**Task description**:
Go through the data below and copy it exactly, skipping every picture.

**Material**:
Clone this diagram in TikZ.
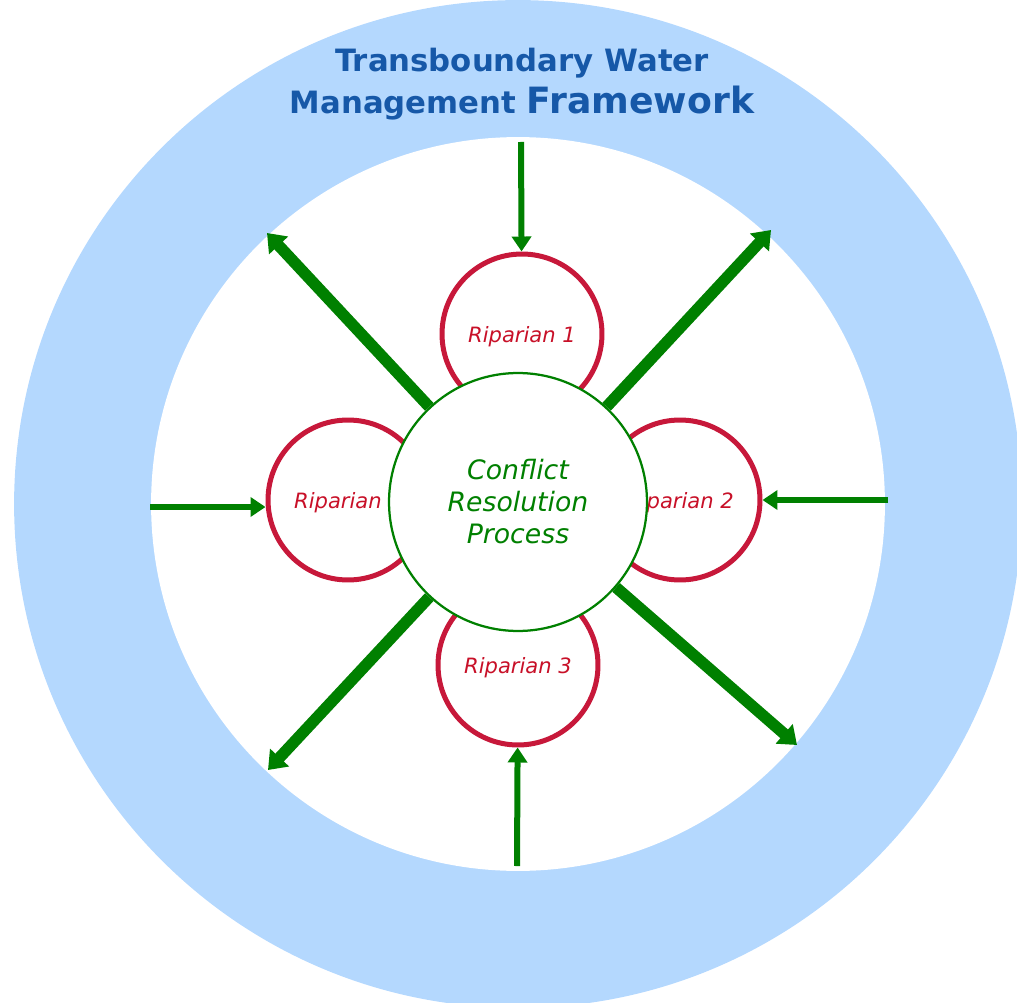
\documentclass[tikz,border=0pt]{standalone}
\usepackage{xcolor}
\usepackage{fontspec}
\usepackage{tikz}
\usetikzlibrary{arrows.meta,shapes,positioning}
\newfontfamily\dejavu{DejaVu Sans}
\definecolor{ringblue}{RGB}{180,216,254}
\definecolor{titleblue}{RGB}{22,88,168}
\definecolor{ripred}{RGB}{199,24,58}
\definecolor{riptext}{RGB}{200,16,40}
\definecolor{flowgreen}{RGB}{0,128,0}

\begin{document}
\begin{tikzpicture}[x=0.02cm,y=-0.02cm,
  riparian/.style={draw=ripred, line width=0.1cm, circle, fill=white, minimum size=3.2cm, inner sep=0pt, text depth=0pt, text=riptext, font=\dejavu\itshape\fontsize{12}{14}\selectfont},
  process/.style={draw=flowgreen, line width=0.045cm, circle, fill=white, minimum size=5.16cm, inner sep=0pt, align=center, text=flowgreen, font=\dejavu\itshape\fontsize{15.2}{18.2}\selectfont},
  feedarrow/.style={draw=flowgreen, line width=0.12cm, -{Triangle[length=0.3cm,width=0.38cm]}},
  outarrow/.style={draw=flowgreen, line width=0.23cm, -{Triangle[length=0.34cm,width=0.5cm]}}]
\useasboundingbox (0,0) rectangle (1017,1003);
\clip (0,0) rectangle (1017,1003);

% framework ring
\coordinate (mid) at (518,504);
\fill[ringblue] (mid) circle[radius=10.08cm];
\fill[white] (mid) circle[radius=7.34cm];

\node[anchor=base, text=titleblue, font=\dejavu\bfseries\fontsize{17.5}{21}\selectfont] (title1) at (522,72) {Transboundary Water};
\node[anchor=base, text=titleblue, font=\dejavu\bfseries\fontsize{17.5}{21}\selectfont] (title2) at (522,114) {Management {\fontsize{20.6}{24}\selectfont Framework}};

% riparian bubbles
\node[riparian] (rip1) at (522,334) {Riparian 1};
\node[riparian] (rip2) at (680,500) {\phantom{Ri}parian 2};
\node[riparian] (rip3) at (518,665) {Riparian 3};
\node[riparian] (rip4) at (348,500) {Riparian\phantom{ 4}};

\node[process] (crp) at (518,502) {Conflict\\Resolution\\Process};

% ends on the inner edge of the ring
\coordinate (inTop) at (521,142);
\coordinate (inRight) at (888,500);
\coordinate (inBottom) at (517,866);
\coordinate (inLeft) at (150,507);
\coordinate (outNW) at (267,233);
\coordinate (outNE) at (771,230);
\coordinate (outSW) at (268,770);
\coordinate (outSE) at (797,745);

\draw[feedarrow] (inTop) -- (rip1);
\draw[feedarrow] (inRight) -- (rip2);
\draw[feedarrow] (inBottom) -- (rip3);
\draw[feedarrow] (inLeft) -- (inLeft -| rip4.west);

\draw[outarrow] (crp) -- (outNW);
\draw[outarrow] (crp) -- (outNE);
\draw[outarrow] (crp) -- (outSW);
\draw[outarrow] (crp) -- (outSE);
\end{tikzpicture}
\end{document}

**Worked answer**:
Clone this diagram in TikZ.
\documentclass[tikz,border=0pt]{standalone}
\usepackage{xcolor}
\usepackage{fontspec}
\usepackage{tikz}
\usetikzlibrary{arrows.meta,shapes,positioning}
\newfontfamily\dejavu{DejaVu Sans}
\definecolor{ringblue}{RGB}{180,216,254}
\definecolor{titleblue}{RGB}{22,88,168}
\definecolor{ripred}{RGB}{199,24,58}
\definecolor{riptext}{RGB}{200,16,40}
\definecolor{flowgreen}{RGB}{0,128,0}

\begin{document}
\begin{tikzpicture}[x=0.02cm,y=-0.02cm,
  riparian/.style={draw=ripred, line width=0.1cm, circle, fill=white, minimum size=3.2cm, inner sep=0pt, text depth=0pt, text=riptext, font=\dejavu\itshape\fontsize{12}{14}\selectfont},
  process/.style={draw=flowgreen, line width=0.045cm, circle, fill=white, minimum size=5.16cm, inner sep=0pt, align=center, text=flowgreen, font=\dejavu\itshape\fontsize{15.2}{18.2}\selectfont},
  feedarrow/.style={draw=flowgreen, line width=0.12cm, -{Triangle[length=0.3cm,width=0.38cm]}},
  outarrow/.style={draw=flowgreen, line width=0.23cm, -{Triangle[length=0.34cm,width=0.5cm]}}]
\useasboundingbox (0,0) rectangle (1017,1003);
\clip (0,0) rectangle (1017,1003);

% framework ring
\coordinate (mid) at (518,504);
\fill[ringblue] (mid) circle[radius=10.08cm];
\fill[white] (mid) circle[radius=7.34cm];

\node[anchor=base, text=titleblue, font=\dejavu\bfseries\fontsize{17.5}{21}\selectfont] (title1) at (522,72) {Transboundary Water};
\node[anchor=base, text=titleblue, font=\dejavu\bfseries\fontsize{17.5}{21}\selectfont] (title2) at (522,114) {Management {\fontsize{20.6}{24}\selectfont Framework}};

% riparian bubbles
\node[riparian] (rip1) at (522,334) {Riparian 1};
\node[riparian] (rip2) at (680,500) {\phantom{Ri}parian 2};
\node[riparian] (rip3) at (518,665) {Riparian 3};
\node[riparian] (rip4) at (348,500) {Riparian\phantom{ 4}};

\node[process] (crp) at (518,502) {Conflict\\Resolution\\Process};

% ends on the inner edge of the ring
\coordinate (inTop) at (521,142);
\coordinate (inRight) at (888,500);
\coordinate (inBottom) at (517,866);
\coordinate (inLeft) at (150,507);
\coordinate (outNW) at (267,233);
\coordinate (outNE) at (771,230);
\coordinate (outSW) at (268,770);
\coordinate (outSE) at (797,745);

\draw[feedarrow] (inTop) -- (rip1);
\draw[feedarrow] (inRight) -- (rip2);
\draw[feedarrow] (inBottom) -- (rip3);
\draw[feedarrow] (inLeft) -- (inLeft -| rip4.west);

\draw[outarrow] (crp) -- (outNW);
\draw[outarrow] (crp) -- (outNE);
\draw[outarrow] (crp) -- (outSW);
\draw[outarrow] (crp) -- (outSE);
\end{tikzpicture}
\end{document}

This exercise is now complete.